InteprocessConnection::connectionLost and read timeout

I’ve found yet another thing I don’t understand about the concept of “connected” in an InterprocessConnection object. In this case I’m talking about the client/slave – the side of the pipe that calls connectToPipe. All of this is on Windows.

Consider this sequence of events:

  • client process constructs InteprocessConnection object
  • server process constructs InteprocessConnection object
  • server calls createPipe
  • server’s connectionMade method is called (before createPipe returns success)
  • client calls connectToPipe with a receive timeout of 1000 msec
  • client’s connectionMade method is called (just before connectToPipe returns success)
  • client’s read thread calls InterprocessConnection::readNextMessageInt which calls NamedPipe::read
  • inside NamedPipe::read, ReadFile returns ERROR_IO_PENDING so the next call is to WaitForMultipleObjects which times out after 1000 msec.
  • NamedPipe::read calls CancelIo and WaitForSingleObject. I don’t totally understand why this is necessary. Not sure it’s super relevant here, but CancelIo and WaitForSingleObject succeed.
  • NamedPipe::read calls GetOverlappedResult which fails and returns ERROR_OPERATION_ABORTED, presumably due to the CancelIo call.

The key though is that bytesRead never changes after it’s initial assignment to -1. That indicates failure which I’m not sure is correct. Returning 0 seems more correct in this scenario.

InterprocessConnection::readNextMessageInt does interpret the -1 as failure, calls connectionLostInt and returns false, though as far as I can tell, the connection is fine. The master’s handle from CreateNamedPipe is still valid as is the slaves from CreateFile.

Subsequent attempts to write from the master side succeed, but because InterprocessConnection::readNextMessageInt returns false, the read thread exits, so the client doesn’t see them. What’s more strange is that if the slave sends one or more messages, they make it to the master even though the slave doesn’t think it’s connected.

If the slave does call connectToPipe again, I expected the previous file handle to get ditched and a new one created. So calling connectionLostInt makes sense in one way of looking at it. The actual behavior I see is different. When the slave calls connectToPipe, the previous file handle does get ditched, but the subsequent call to CreateFile fails with ERROR_PIPE_BUSY. I think I see a way to fix that that makes sense independent of the rest. Patch coming…

I guess this is all expected behavior given that someone passed a non-forever timeout to connectToPipe.
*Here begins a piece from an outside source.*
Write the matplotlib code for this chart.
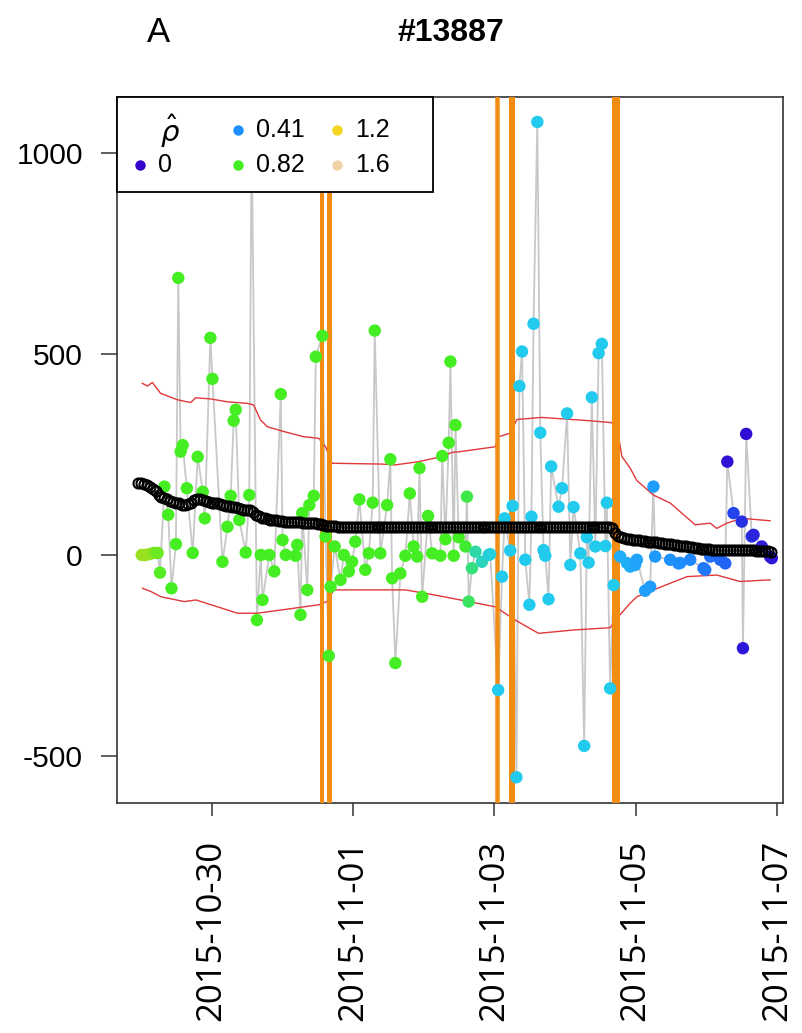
import numpy as np
import pandas as pd
import matplotlib
matplotlib.use("Agg")
import matplotlib.pyplot as plt
from matplotlib.colors import LinearSegmentedColormap, Normalize
from matplotlib.patches import Rectangle

plt.rcParams['axes.unicode_minus'] = False

# ---------------- data (hours since 2015-10-28 00:00) ----------------
BASE = pd.Timestamp("2015-10-28 00:00")

obs_hours = [
    24.3, 25.6, 27.0, 28.3, 29.7, 30.5, 32.0, 33.3, 34.4, 35.9,
    36.7, 37.5, 38.2, 39.6, 41.6, 43.3, 45.0, 45.7, 47.6, 48.3,
    51.7, 53.4, 54.5, 55.5, 56.2, 57.4, 59.6, 60.8, 61.6, 63.4,
    64.7, 65.3, 67.6, 69.3, 71.5, 72.1, 73.2, 76.5, 77.1, 78.2,
    78.8, 80.5, 81.2, 82.7, 83.4, 85.6, 86.7, 87.8, 88.4, 89.8,
    91.8, 92.9, 94.6, 95.7, 96.8, 98.2, 100.2, 101.4, 102.7, 103.4,
    105.3, 107.6, 108.7, 109.3, 110.4, 112.1, 113.8, 115.3, 116.6, 117.8,
    118.6, 119.5, 121.5, 122.9, 125.7, 126.3, 127.4, 128.5, 129.1, 130.2,
    130.8, 131.9, 134.2, 134.7, 135.3, 136.4, 137.6, 139.8, 142.1, 142.6,
    145.3, 146.6, 147.5, 149.4, 150.2, 151.5, 152.5, 153.4, 154.5, 155.9,
    156.6, 157.3, 158.6, 159.6, 160.7, 161.3, 162.4, 163.3, 165.8, 167.0,
    168.7, 169.8, 170.9, 173.2, 174.5, 175.4, 176.0, 177.1, 178.3, 179.4,
    180.5, 181.7, 182.2, 183.3, 184.5, 186.7, 189.0, 190.1, 191.8, 192.4,
    195.2, 196.9, 198.0, 198.6, 203.7, 206.5, 207.1, 210.5, 215.0, 215.6,
    217.3, 220.7, 222.4, 223.1, 225.2, 228.0, 228.4, 229.5, 231.4, 232.0,
    234.8, 237.6, 238.2,
]
obs_values = [
    0, 0, 2, 5, 5, -44, 170, 100, -83, 27,
    689, 257, 273, 166, 5, 244, 157, 91, 540, 438,
    -17, 70, 147, 334, 361, 87, 6, 149, 1050, -162,
    0, -112, 0, -41, 400, 37, 0, -2, 25, -149,
    104, -87, 124, 147, 493, 545, 46, -251, -79, 21,
    -62, 0, -41, -17, 33, 138, -37, 4, 130, 558,
    4, 124, 238, -58, -269, -46, -2, 153, 21, -4,
    216, -104, 97, 4, -2, 246, 39, 279, 481, -2,
    323, 44, 21, 145, -116, -33, 8, -17, 0, 2,
    -336, -54, 91, 11, 122, -553, 420, 506, -12, -124,
    95, 575, 1077, 304, 12, -2, -110, 220, 120, 166,
    352, -25, 119, 4, -475, 44, -19, 392, 21, 502,
    525, 22, 130, -332, -75, -4, -20, -29, -25, -12,
    -89, -79, 170, -4, -12, -21, -20, -12, -33, -37,
    -4, -12, -21, 232, 104, 83, -232, 301, 46, 50,
    21, -4, -8,
]
obs_rho = [
    1.0, 1.0, 1.0, 0.95, 0.9, 0.85, 0.82, 0.82, 0.82, 0.82,
    0.82, 0.82, 0.82, 0.82, 0.82, 0.82, 0.82, 0.82, 0.82, 0.82,
    0.82, 0.82, 0.82, 0.82, 0.82, 0.82, 0.82, 0.82, 0.82, 0.82,
    0.82, 0.82, 0.82, 0.82, 0.82, 0.82, 0.82, 0.82, 0.82, 0.82,
    0.82, 0.82, 0.82, 0.82, 0.82, 0.82, 0.82, 0.82, 0.82, 0.82,
    0.82, 0.82, 0.82, 0.82, 0.82, 0.82, 0.82, 0.82, 0.82, 0.82,
    0.82, 0.82, 0.82, 0.82, 0.82, 0.82, 0.82, 0.82, 0.82, 0.82,
    0.82, 0.82, 0.82, 0.82, 0.82, 0.82, 0.82, 0.82, 0.82, 0.82,
    0.82, 0.82, 0.8, 0.78, 0.75, 0.72, 0.68, 0.65, 0.62, 0.62,
    0.6, 0.6, 0.6, 0.6, 0.6, 0.6, 0.6, 0.6, 0.6, 0.6,
    0.6, 0.6, 0.6, 0.6, 0.6, 0.6, 0.6, 0.6, 0.6, 0.6,
    0.6, 0.6, 0.6, 0.6, 0.6, 0.6, 0.6, 0.6, 0.6, 0.6,
    0.6, 0.6, 0.6, 0.6, 0.6, 0.5, 0.5, 0.5, 0.48, 0.47,
    0.46, 0.45, 0.45, 0.44, 0.42, 0.4, 0.4, 0.38, 0.33, 0.32,
    0.3, 0.28, 0.25, 0.04, 0.15, 0.1, 0.05, 0.03, 0.1, 0.08,
    0.06, 0.05, 0.05,
]

# smoothed level (black open circles), hourly from hour 23 to hour 238
level_start_hour = 23
level_values = [
    180, 178, 176, 174, 170, 165, 158, 150, 145, 142,
    138, 135, 132, 130, 128, 125, 124, 126, 130, 136,
    140, 138, 136, 134, 132, 130, 129, 128, 126, 124,
    122, 121, 120, 118, 116, 114, 112, 112, 111, 106,
    100, 96, 93, 91, 89, 88, 87, 86, 85, 84,
    83, 83, 82, 82, 81, 81, 80, 80, 80, 79,
    79, 78, 78, 74, 72, 71,
    71, 71, 70, 70, 70, 70, 70, 70, 70, 70,
    70, 70, 70, 70, 70, 70, 70, 70, 70, 70,
    70, 70, 70, 70, 70, 70, 70, 70, 70, 70,
    70, 70, 70, 70, 70, 70, 70, 70, 70, 70,
    70, 70, 70, 70, 70, 70, 70, 70, 70, 70,
    70, 70, 70, 70, 70, 70, 70, 70, 70, 70,
    70, 70, 70, 70, 70, 70, 70, 70, 70, 70,
    70, 70, 70, 70, 70, 70, 70, 70, 70, 70,
    70, 70, 70, 70, 70, 70, 70, 70, 70, 70,
    70, 70, 70, 70, 70,
    66, 55, 48, 44, 42, 40, 39, 38, 37, 36,
    35, 34, 33, 33, 32, 31, 30, 29, 28, 27,
    26, 25, 24, 23, 22, 21, 20, 19, 18, 17,
    16, 15, 14, 14, 13, 13, 12, 12, 12, 12,
    12, 12, 12, 12, 12, 12, 12, 12, 12, 11,
    10, 10, 9, 9, 8,
]

upper_hours = [24.5, 26.2, 27.9, 30.7, 36.4, 40.9, 42.6, 47.7, 53.3, 60.1,
               62.3, 64.6, 66.9, 72.5, 79.3, 84.4, 86.7, 88.9, 105.9, 110.4,
               118.3, 126.3, 129.6, 132.5, 144.3, 145.5, 149.4, 151.7, 160.2, 176.0,
               183.9, 186.2, 187.3, 190.1, 192.4, 198.0, 203.7, 212.2, 217.3, 219.5,
               222.9, 228.0, 237.6]
upper_values = [427, 420, 429, 402, 386, 379, 391, 388, 381, 377,
                373, 336, 319, 307, 294, 290, 269, 228, 226, 224,
                232, 245, 255, 257, 269, 294, 303, 337, 342, 334,
                329, 294, 245, 216, 185, 149, 129, 75, 79, 66,
                79, 91, 85]
lower_hours = [24.6, 27.4, 30.8, 38.7, 42.7, 50.0, 56.8, 63.6, 75.5, 84.4,
               87.2, 89.5, 113.8, 124.0, 132.5, 144.3, 151.1, 159.0, 170.4, 183.3,
               186.2, 190.1, 192.4, 198.0, 209.4, 219.5, 227.4, 237.6]
lower_values = [-83, -91, -104, -116, -112, -129, -145, -145, -133, -124,
                -116, -87, -87, -100, -112, -129, -162, -195, -187, -181,
                -153, -120, -104, -87, -54, -50, -66, -62]

change_hours = [85.4, 87.8, 144.9, 150.1, 185.3]
change_widths_px = [4, 5, 4.5, 6, 8]

legend_rho = [0, 0.41, 0.82, 1.2, 1.6]
legend_labels = ["0", "0.41", "0.82", "1.2", "1.6"]

tick_dates = ["2015-10-30", "2015-11-01", "2015-11-03", "2015-11-05", "2015-11-07"]
ytick_values = [-500, 0, 500, 1000]

title = "#13887"
panel = "A"


def to_time(h):
    return BASE + pd.to_timedelta(np.asarray(h, dtype=float), unit="h")


cmap = LinearSegmentedColormap.from_list(
    "rho",
    [(0.0, "#3300cc"), (0.15 / 1.6, "#2247ee"), (0.41 / 1.6, "#1e90ff"),
     (0.6 / 1.6, "#22ccee"), (0.82 / 1.6, "#44ee22"), (1.2 / 1.6, "#f5d520"),
     (1.0, "#f2d3a8")])
norm = Normalize(0, 1.6)

# ---------------- figure ----------------
W, H = 803, 1033
AX_L, AX_R, AX_T, AX_B = 117, 783, 97, 803
fig = plt.figure(figsize=(W / 100, H / 100), dpi=100)
ax = fig.add_axes([AX_L / W, 1 - AX_B / H, (AX_R - AX_L) / W, (AX_B - AX_T) / H])

t_obs = to_time(obs_hours)
ax.plot(t_obs, obs_values, color="#c8c8c8", lw=1.3, zorder=1)
ax.plot(to_time(upper_hours), upper_values, color="#e0393a", lw=1.0, zorder=2)
ax.plot(to_time(lower_hours), lower_values, color="#e0393a", lw=1.0, zorder=2)
for h, w in zip(change_hours, change_widths_px):
    ax.axvline(to_time([h])[0], color="#f28c12", lw=w * 0.72, zorder=3)

ax.scatter(t_obs, obs_values, c=[cmap(norm(r)) for r in obs_rho], s=80,
           marker="o", edgecolors="none", zorder=4)

level_t = to_time(np.arange(level_start_hour, level_start_hour + len(level_values)))
ax.plot(level_t, level_values, linestyle="none", marker="o", markersize=7.2,
        markerfacecolor="none", markeredgecolor="black", markeredgewidth=1.5, zorder=5)

ax.set_xlim(to_time([15.9])[0], to_time([242.0])[0])
ax.set_ylim(-617, 1139)
ax.set_yticks(ytick_values)
ax.set_yticklabels([str(v) for v in ytick_values], fontsize=21.6, family="Liberation Sans")
ax.set_xticks(pd.to_datetime(tick_dates))
ax.set_xticklabels(tick_dates, rotation=90, fontsize=25, family="Open Sans")
ax.tick_params(axis="y", length=11.5, width=1.1, pad=13, color="#333333")
ax.tick_params(axis="x", length=9.5, width=1.1, pad=17, color="#333333")
for s in ax.spines.values():
    s.set_linewidth(1.2)
    s.set_color("#333333")


# ---------------- legend (drawn as a boxed key in axes fraction) ----------------
def afx(px):
    return (px - AX_L) / (AX_R - AX_L)


def afy(py):
    return (AX_B - py) / (AX_B - AX_T)


box = Rectangle((afx(117), afy(192)), afx(433) - afx(117), afy(97) - afy(192),
                transform=ax.transAxes, facecolor="white", edgecolor="black",
                linewidth=1.3, zorder=10, clip_on=False)
ax.add_patch(box)
row_y = [afy(130), afy(165)]
dot_x = [afx(140), afx(238), afx(337)]
txt_x = [afx(158), afx(256), afx(355)]
slots = [(0, 1), (1, 0), (1, 1), (2, 0), (2, 1)]
ax.text(afx(160), afy(131), r"$\hat{\rho}$", transform=ax.transAxes, fontsize=21,
        ha="left", va="center", zorder=11)
for (c, r), rho, lab in zip(slots, legend_rho, legend_labels):
    ax.plot([dot_x[c]], [row_y[r]], transform=ax.transAxes, marker="o", markersize=7.5,
            markerfacecolor=cmap(norm(rho)), markeredgecolor="none", linestyle="none",
            zorder=11, clip_on=False)
    ax.text(txt_x[c], row_y[r], lab, transform=ax.transAxes, fontsize=18,
            family="Liberation Sans", ha="left", va="center", zorder=11)

fig.text(451 / W, 1 - 33 / H, title, fontsize=23, fontweight="bold",
         family="Liberation Sans", ha="center", va="center")
fig.text(159 / W, 1 - 32 / H, panel, fontsize=25, family="Liberation Sans",
         ha="center", va="center")

fig.savefig("out.png", dpi=100)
It seems somehow non-ideal to me. For one, the two sides of the pipe have different ideas about whether there’s a connection (see http://www.rawmaterialsoftware.com/viewtopic.php?f=2&t=7579 for some thoughts there). But for another, does anyone really want to use an InterprocessConnection like this? Since the read is happening in a separate thread anyway, does it matter when it arrives? My reflex is to remove the pipeReceiveMessageTimeoutMs argument from connectToPipe…or maybe better, don’t call connectionLostInt if the timeout expires, but also don’t call disconnect at the beginning of connectToPipe so subsequent connections use the existing pipe (and get whatever data is inside it).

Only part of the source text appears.